The cost of delaying your pension planning could require a massive increase in contributions, to attain a specific pension income in retirement, according to new figures released this month.
In order to achieve a pension income of £10,000 per year, based on buying a level pension annuity at age 65, here is how much individuals would have to save, over their lifetime to age 65, either in private pension schemes or company pension schemes.
Age 20: £125 per month
Age 30: £195 per month
Age 40: £330 per month
Age 50: £660 per month
Despite the clear danger of jeopardising your pension income and retirement planning by holding back or delaying pensions saving, employee contributions to private pension schemes and company pension schemes fell by over £1bn in 2008/09, to £5.26bn from £6.29bn the year before, according to HM Revenue & Customs (HMRC).
This radical neglect of pension planning has been attributed to savers economising as the recession took hold, but experts predict that a lapse in retirement planning of this magnitude will have repercussions for pension income further down the line, unless savers can make good their missed contributions.
Pensions adviser Hargreaves Lansdown has claimed that this apparent temporary abandonment of retirement planning might have been reduced, if Government had provided greater flexibility in how and when employees can draw cash out of private pension schemes and company pension schemes.
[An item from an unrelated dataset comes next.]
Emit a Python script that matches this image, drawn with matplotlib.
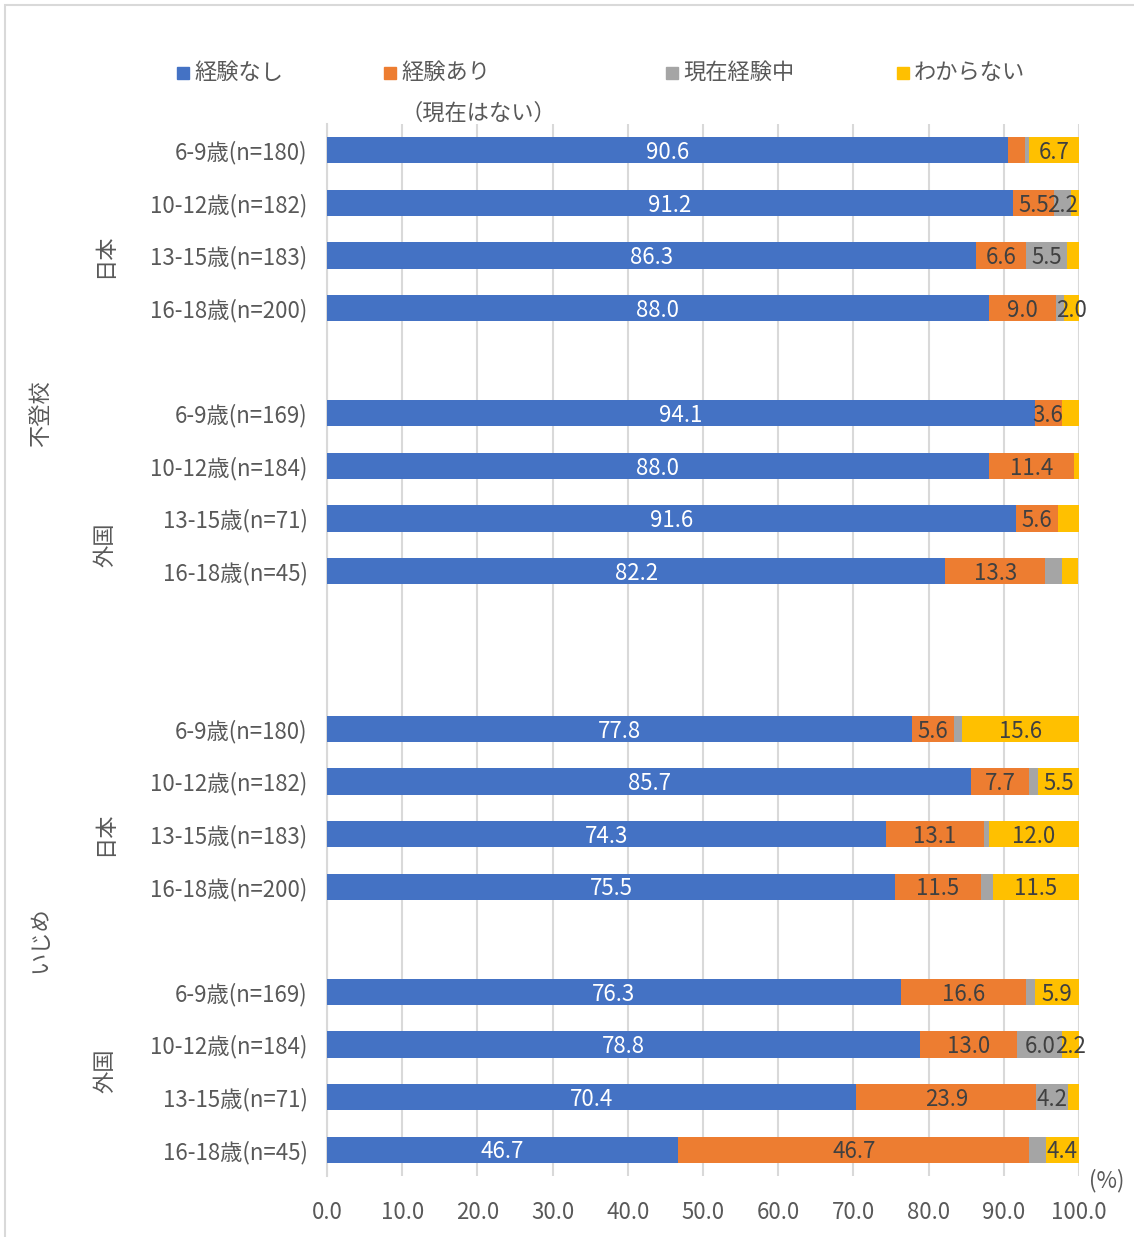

“Faced with uncertainty over future earnings, it is understandable that some chose not to save into a pension, in case they needed the money in a hurry,” said Laith Khalaf of Hargreaves Lansdown.
While the Conservatives are known to favour increased access to pension income, the Liberal Democrats actually made this a pledge in their election manifesto.
“Hopefully this policy will find its way into the new government’s legislative agenda,” Mr. Khalaf said.